Making the introduction

Even my two year old daughter says “Welcome to meet you” when she meets someone new. All of my efforts to correct her “Welcome” to “Nice” have failed. Give it time, she will get it.

Introductions can vary by culture. While living in Japan I witnesses the business card exchange ritual many times. This involves a system of introductions starting from the senior individual(s) down. Business cards are passed out in that order as well and are accepted with two hands…and actually looked at in order to learn a person’s name (which is repeated once viewing the card). Americans have no such system. In fact business cards are usually pocketed without a glance.

So how should one do an introduction? I think we can learn something from our friends overseas.

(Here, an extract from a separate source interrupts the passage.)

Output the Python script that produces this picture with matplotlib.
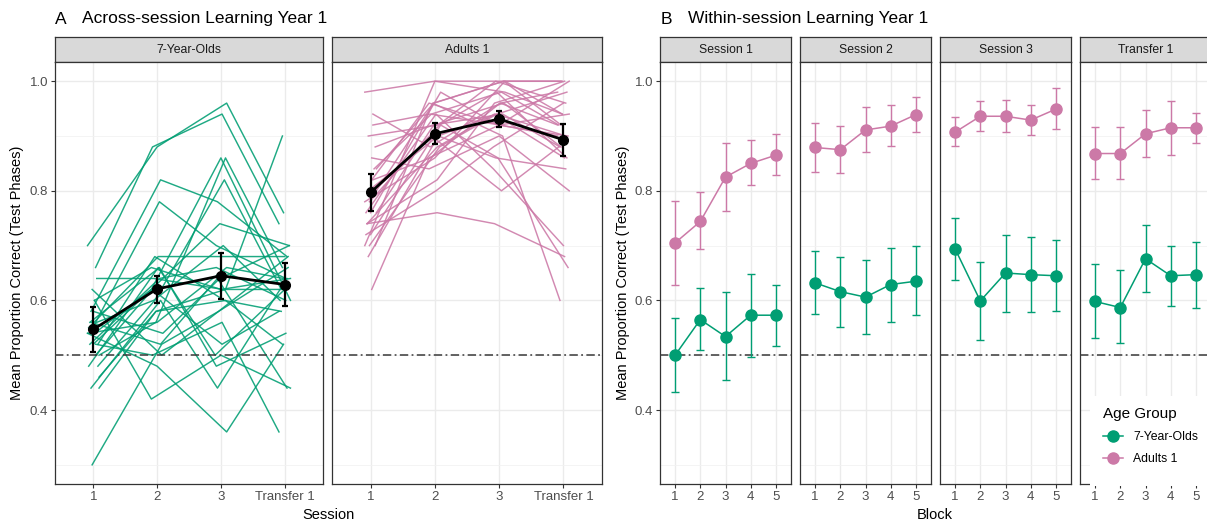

First, the “senior” individual should be introduced first. By the way “senior” has nothing to do with age, but rather position. If you struggle to make this distinction then introduce the person joining the group last.

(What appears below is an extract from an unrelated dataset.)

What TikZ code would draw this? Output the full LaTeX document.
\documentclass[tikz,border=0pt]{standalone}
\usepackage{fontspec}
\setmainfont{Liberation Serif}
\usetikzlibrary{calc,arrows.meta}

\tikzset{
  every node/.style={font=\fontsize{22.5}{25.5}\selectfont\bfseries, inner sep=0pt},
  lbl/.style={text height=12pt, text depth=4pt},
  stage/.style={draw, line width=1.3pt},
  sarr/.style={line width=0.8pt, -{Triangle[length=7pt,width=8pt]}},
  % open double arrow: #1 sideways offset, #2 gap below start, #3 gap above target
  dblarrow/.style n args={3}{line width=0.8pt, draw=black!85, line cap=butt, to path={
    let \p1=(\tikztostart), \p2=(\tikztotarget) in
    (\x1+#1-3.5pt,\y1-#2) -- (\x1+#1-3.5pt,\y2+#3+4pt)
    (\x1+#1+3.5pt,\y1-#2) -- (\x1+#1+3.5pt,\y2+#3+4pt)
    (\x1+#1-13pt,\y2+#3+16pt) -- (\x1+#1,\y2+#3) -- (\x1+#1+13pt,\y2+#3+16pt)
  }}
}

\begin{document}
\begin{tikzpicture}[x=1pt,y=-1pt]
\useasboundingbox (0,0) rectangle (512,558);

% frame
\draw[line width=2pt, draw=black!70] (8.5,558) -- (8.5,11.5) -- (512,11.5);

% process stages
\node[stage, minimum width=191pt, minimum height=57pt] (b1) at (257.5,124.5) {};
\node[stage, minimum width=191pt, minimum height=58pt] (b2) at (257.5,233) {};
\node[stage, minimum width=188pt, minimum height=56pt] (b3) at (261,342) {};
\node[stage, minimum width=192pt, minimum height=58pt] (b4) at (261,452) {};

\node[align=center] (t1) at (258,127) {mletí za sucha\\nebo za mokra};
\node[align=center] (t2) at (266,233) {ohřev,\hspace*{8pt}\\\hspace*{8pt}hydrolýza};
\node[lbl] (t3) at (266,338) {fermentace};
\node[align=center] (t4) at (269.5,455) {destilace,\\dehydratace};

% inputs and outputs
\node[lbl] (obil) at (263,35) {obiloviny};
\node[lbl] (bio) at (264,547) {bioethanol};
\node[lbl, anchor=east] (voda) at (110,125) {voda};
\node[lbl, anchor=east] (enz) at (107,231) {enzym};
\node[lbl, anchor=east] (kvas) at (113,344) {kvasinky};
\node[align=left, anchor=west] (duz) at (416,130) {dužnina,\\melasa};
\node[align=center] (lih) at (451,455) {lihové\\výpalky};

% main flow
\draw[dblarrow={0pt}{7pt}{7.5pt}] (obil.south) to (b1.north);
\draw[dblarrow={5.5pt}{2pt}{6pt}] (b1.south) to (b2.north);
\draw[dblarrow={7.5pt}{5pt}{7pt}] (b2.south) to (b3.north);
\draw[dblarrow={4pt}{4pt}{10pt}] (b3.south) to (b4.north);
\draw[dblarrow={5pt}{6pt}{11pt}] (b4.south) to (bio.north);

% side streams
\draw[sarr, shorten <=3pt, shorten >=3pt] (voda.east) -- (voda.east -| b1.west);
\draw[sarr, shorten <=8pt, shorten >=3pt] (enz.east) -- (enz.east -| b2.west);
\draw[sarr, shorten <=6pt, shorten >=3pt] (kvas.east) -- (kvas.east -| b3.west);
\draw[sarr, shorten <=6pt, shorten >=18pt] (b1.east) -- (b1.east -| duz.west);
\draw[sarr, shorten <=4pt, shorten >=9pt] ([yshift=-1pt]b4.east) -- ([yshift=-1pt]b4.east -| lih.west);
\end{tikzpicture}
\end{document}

Second, allow the newly acquainted people to have a brief exchange. After this it is the person doing the introductions role to move the conversation forward. You might do this by telling a little about how you know each contact (again starting with the “senior” individual). This should include why you arranged the introduction in the first place.

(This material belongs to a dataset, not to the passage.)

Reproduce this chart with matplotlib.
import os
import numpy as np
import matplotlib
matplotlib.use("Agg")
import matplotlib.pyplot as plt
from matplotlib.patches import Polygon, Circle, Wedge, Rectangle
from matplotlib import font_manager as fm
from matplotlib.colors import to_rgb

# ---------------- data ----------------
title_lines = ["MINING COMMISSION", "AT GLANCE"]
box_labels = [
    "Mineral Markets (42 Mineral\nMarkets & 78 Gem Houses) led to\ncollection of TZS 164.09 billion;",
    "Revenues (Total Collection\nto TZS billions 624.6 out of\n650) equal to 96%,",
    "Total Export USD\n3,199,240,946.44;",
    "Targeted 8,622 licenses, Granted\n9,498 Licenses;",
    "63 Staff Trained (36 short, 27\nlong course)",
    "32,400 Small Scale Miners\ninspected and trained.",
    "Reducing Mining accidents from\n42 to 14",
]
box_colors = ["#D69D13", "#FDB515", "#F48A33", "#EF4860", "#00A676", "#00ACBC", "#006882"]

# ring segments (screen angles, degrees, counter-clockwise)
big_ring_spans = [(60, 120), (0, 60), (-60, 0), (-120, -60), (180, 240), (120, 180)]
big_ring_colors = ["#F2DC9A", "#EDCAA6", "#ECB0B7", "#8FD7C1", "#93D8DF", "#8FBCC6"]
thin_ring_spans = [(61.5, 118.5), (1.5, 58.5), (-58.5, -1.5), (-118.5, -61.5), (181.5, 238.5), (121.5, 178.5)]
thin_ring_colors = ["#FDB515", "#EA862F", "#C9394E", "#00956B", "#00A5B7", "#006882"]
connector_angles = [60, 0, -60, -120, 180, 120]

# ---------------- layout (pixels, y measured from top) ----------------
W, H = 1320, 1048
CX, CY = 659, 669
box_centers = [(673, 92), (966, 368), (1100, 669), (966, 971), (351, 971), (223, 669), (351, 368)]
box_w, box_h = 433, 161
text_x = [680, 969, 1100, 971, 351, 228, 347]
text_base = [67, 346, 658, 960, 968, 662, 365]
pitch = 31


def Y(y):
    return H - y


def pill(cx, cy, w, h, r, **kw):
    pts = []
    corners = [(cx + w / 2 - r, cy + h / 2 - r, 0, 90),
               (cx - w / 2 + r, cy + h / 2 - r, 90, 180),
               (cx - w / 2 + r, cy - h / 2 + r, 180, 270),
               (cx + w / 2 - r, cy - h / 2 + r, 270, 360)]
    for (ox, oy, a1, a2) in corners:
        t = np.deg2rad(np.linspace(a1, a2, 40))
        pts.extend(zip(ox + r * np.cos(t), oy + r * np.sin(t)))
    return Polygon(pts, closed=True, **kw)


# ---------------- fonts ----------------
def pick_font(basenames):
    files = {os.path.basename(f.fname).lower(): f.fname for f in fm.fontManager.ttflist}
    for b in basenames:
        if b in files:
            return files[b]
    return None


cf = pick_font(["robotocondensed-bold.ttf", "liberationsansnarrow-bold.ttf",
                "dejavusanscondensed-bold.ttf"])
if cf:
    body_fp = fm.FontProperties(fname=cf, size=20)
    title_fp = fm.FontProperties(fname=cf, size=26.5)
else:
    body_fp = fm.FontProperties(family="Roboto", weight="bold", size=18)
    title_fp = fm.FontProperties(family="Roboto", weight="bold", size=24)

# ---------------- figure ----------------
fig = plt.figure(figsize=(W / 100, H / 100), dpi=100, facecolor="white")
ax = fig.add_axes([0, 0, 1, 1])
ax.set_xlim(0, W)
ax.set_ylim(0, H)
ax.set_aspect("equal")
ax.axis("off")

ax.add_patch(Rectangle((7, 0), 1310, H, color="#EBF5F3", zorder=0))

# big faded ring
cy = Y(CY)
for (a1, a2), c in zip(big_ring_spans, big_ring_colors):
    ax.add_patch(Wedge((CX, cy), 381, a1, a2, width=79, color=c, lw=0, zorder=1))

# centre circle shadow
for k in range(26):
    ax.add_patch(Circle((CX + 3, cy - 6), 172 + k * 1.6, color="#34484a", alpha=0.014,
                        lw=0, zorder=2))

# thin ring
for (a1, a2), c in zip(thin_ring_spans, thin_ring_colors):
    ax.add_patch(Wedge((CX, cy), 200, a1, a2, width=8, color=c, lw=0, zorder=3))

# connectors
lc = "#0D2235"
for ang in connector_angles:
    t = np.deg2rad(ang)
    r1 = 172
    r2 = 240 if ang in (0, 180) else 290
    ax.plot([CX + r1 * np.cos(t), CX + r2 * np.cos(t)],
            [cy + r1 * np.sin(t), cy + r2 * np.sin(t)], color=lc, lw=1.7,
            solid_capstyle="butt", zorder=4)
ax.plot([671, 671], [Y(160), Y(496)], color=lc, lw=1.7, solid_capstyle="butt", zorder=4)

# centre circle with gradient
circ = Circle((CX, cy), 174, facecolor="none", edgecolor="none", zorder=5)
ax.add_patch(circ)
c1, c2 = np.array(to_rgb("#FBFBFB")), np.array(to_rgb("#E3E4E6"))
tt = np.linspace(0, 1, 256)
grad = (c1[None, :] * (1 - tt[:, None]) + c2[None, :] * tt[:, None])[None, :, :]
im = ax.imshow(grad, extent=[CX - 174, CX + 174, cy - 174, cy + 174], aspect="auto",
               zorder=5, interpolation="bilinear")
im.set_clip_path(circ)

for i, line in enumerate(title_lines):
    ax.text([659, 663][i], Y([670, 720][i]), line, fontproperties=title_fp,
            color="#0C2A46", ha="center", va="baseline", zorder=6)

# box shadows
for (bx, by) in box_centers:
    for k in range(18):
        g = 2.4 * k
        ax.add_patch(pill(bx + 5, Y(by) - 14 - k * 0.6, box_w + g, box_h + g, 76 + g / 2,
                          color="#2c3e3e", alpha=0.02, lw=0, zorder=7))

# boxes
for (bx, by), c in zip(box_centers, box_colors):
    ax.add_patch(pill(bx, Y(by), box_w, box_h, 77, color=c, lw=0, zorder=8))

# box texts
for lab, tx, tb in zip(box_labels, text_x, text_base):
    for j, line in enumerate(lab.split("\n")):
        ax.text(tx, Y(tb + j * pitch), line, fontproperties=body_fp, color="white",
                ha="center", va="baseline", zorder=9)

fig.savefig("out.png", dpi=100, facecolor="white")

Your role is not quite finished even after the first meeting.  I usually recommend contacting each person after the introduction to do a few things.  Thank each person for taking the time out of their schedule.  Ask if the new contact a good one to make?  This is also a good time to ask for an introduction in return.  Perhaps the contact knows someone you have been looking forward to meeting.

While I am not a huge fan of formalities I do think having a system for making quality introductions is important.  It shows thoughtfulness.